Vers une viticulture régénératrice : pratiques innovantes et impacts concrets sur le sol
Face à ces risques, la viticulture wallonne expérimente de nouvelles voies, dans le sillage de la transition écologique et des exigences des consommateurs pour des produits durables. Voici les tendances qui marquent actuellement l’évolution des sols viticoles wallons, avec leur lot de bénéfices – et de défis.
La couverture végétale : moteur de biodiversité et de protection
La moitié des vignobles wallons plantés après 2015 privilégient désormais l’enherbement total ou partiel (source : Vitinéo, 2022).
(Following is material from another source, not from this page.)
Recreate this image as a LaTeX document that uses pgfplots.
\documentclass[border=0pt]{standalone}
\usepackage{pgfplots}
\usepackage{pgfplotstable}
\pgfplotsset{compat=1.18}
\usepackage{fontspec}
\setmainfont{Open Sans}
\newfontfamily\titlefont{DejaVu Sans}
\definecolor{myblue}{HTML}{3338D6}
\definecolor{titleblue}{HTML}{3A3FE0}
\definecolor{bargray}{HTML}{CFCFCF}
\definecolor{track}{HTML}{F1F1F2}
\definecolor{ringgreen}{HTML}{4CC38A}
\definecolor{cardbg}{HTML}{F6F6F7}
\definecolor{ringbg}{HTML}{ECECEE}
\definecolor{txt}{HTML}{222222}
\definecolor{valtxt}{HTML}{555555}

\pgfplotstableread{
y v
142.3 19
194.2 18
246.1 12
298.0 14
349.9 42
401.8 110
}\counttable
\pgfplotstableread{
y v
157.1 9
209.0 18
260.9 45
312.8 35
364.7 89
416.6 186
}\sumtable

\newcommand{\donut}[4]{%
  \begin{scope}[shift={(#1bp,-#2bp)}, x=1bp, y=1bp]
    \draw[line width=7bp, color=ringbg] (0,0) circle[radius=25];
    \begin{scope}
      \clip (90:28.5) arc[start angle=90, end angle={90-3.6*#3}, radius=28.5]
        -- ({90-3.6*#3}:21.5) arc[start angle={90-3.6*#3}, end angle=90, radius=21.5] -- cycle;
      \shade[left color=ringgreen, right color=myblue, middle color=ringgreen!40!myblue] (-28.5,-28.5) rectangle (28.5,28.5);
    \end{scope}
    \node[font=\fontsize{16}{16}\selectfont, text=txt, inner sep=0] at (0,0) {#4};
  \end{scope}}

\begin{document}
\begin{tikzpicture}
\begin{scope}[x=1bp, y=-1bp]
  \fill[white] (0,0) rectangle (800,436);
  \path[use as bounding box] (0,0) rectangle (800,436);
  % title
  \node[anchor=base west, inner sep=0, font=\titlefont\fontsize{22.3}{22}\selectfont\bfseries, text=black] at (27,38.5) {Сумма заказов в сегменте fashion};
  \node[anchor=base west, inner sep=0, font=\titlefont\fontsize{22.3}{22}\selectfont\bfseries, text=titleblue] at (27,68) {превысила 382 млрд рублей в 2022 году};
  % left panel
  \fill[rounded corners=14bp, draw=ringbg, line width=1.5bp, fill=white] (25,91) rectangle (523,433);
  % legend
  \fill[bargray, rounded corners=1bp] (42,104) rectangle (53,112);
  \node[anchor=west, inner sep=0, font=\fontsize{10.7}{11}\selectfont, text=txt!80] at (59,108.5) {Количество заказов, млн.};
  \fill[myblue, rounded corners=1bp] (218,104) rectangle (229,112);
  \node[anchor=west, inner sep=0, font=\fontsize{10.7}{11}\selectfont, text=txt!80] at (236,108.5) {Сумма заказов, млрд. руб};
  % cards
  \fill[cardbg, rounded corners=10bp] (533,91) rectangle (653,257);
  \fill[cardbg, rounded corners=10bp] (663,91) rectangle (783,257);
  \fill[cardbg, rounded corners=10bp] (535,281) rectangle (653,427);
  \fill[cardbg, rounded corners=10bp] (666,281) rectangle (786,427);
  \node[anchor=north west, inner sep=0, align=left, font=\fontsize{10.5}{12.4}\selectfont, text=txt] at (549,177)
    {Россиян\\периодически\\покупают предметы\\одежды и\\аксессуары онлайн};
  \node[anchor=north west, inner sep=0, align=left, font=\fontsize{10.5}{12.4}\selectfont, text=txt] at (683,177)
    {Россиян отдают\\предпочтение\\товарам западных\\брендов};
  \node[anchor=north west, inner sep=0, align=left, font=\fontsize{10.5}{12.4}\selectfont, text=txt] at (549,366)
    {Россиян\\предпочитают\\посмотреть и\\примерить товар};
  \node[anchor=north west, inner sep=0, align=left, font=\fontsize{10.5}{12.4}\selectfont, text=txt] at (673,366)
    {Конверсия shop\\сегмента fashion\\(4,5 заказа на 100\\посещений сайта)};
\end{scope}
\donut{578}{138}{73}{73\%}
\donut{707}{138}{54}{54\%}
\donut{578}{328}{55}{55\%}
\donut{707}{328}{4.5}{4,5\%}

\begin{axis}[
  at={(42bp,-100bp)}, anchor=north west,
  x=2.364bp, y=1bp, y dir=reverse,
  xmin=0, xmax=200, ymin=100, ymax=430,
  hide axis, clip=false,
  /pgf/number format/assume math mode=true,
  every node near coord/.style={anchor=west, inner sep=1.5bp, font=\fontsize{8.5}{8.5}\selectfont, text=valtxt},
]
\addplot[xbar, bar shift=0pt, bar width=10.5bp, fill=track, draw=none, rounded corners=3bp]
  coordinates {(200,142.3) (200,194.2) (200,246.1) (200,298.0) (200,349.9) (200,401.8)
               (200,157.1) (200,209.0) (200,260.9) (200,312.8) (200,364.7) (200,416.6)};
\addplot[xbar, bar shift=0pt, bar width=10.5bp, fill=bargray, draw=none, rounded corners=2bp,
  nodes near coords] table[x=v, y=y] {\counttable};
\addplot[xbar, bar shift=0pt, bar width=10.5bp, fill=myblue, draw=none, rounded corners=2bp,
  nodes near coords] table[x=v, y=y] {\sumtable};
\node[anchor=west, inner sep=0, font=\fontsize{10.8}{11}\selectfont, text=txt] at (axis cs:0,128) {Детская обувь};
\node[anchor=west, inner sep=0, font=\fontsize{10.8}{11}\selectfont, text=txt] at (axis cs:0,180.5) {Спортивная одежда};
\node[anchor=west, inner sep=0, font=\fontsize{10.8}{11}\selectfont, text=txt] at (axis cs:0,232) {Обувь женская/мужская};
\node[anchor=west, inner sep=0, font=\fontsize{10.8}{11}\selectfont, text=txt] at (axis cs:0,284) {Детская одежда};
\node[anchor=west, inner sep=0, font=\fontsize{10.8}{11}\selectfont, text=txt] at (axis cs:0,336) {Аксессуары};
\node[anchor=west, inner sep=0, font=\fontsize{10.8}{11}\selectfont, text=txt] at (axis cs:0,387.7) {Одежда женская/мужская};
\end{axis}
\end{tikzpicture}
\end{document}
Laisser pousser un couvert végétal entre les rangs – trèfles, graminées, fleurs locales – présente de multiples avantages :
- Stabilisation du sol et réduction de l’érosion : un sol couvert perd 80% de moins de particules par ruissellement qu’un sol nu (source : Agroscope, 2017).
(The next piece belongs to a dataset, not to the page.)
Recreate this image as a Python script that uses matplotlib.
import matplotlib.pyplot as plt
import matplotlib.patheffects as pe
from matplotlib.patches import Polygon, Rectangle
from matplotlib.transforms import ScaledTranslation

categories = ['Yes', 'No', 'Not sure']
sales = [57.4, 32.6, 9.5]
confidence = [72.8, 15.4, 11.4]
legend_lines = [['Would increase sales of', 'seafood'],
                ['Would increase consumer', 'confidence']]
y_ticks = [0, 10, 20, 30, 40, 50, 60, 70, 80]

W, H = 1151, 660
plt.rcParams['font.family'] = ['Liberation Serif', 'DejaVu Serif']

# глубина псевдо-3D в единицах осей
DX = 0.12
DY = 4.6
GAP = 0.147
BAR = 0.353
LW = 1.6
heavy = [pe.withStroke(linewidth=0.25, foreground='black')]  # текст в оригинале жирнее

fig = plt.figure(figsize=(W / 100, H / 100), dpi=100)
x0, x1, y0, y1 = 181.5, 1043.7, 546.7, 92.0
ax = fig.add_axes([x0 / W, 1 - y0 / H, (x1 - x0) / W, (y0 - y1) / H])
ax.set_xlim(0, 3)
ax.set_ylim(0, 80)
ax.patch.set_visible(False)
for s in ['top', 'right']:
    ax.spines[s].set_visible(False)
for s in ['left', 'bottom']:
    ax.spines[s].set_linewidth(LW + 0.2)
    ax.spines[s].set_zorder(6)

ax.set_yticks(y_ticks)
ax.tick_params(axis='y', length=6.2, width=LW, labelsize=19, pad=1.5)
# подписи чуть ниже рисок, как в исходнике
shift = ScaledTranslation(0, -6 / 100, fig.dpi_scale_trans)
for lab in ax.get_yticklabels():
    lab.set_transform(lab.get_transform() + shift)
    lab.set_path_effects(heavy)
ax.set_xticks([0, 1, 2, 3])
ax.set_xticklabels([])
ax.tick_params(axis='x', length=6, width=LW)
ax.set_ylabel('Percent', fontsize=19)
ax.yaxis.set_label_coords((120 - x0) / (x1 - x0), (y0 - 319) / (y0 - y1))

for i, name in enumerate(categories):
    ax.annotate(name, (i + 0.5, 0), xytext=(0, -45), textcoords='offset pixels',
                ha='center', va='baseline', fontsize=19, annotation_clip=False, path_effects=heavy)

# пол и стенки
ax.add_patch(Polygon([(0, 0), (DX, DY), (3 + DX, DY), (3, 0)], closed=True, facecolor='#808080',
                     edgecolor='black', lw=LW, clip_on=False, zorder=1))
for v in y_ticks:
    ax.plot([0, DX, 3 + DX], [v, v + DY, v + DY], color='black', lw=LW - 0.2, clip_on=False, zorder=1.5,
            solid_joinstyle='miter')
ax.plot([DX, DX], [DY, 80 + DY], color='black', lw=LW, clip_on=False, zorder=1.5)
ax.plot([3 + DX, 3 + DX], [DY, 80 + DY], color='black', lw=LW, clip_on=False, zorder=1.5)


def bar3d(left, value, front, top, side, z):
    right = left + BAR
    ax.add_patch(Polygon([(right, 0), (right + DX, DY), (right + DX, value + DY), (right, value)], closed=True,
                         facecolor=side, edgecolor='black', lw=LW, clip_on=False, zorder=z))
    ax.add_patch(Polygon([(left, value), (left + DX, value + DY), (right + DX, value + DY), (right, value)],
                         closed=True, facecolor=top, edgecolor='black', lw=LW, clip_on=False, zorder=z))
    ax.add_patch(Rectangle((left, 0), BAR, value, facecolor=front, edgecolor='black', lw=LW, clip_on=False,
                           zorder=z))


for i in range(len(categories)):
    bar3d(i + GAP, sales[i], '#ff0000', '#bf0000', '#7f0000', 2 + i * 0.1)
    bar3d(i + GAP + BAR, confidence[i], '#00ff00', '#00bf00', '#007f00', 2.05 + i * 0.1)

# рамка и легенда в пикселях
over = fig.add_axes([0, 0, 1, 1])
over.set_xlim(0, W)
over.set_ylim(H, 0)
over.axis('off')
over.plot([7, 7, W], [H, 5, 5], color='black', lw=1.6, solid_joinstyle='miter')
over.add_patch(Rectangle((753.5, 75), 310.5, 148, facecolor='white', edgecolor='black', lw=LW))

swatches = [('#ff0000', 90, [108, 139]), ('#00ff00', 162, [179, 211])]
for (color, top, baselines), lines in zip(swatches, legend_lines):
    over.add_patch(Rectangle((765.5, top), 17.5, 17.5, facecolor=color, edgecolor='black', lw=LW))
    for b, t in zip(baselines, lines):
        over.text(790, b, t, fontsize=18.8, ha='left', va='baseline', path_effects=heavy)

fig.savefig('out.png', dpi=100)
- Stimulation de la vie microbienne : les racines exsudent des sucres, nourrissant bactéries et champignons bénéfiques.
- Effet « pompier » en cas de fortes pluies : la structure racinaire absorbe l’excès d’eau.
L’enherbement peut cependant concurrencer la vigne sur l’eau et les nutriments par temps sec. De nombreux vignerons optent alors pour un enherbement alterné : une rangée sur deux, ou des couverts végétaux temporairement gérés selon la météo.
Le retour de la matière organique : composts, bois raméaux et couverts hivernaux
Dans un vignoble, la matière organique, c’est l’assurance d’une “soupe” biologique vivante. De plus en plus, les restes de taille, bois broyés et composts locaux remplacent les engrais chimiques. Une expérience menée au Domaine du Chenoy entre 2017 et 2021 a montré qu’un apport annuel de 10 tonnes/ha de compost issu des déchets verts permet d’augmenter le taux de matière organique de 0,3 points en 3 ans, tout en boostant l’activité des vers de terre (révélée par un doublement des galeries/m², source : Bulletin Wallon de Viticulture, 2022).
- Dynamisation du cycle de l’azote et du phosphore (libération lente, disponibilité accrue pour la vigne)
- Meilleure rétention d’eau, résistance accrue aux périodes sèches
- Stimulation de la microfaune – nématodes, collemboles – et, à long terme, création d’agrégats stables
Travail du sol raisonné : réduire la compaction et renforcer le terroir
Adieu charrues lourdes et passages répétés ! Le non-labour ou le travail superficiel du sol se généralisent, aidés par des outils modernes (interceps, lames bineuses). Moins profond (5-10 cm), il limite la déstructuration du sol et encourage la stratification naturelle. Ce choix a pour effet :
- Moins de compaction : sur sols limoneux, la densité du sol est réduite jusqu’à 17% en 4 ans (source : CRA-W, projet Optisol, 2021).
- Mieux préserver la faune, notamment les lombrics essentiels à l’aération et au drainage naturel.
- Favoriser la mycorhization, indispensable pour un ancrage racinaire profond et l’expression des arômes du terroir.
Viticulture biologique et biodynamique : quelles différences pour le sol ?
Plus de 18% des surfaces plantées en Wallonie sont désormais en bio (source : SPF Santé publique, rapport 2023). Les principes reposent sur l’exclusion totale des produits de synthèse, mais aussi sur des pratiques qui investissent dans la vie du sol :
- Utilisation d’infusions de plantes stimulantes (prêle, ortie), pour activer les processus biologiques naturels
- Apport de préparations biodynamiques (bouse de corne, silice), aux effets reconnus sur la structure et la fertilité du sol (source : études ITAB, 2021)
- Rôle-clé de la rotation des cultures et des haies – pour abriter des auxiliaires et casser la monotonie microbienne
L’impact le plus évident : des sols retrouvant leur structure grumeleuse, un microbiote diversifié, une moindre érosion. Les vignerons bio observent aussi des vignobles plus résilients lors des canicules récentes (été 2019-2020), la couverture organique jouant un rôle d’isolant contre la surchauffe.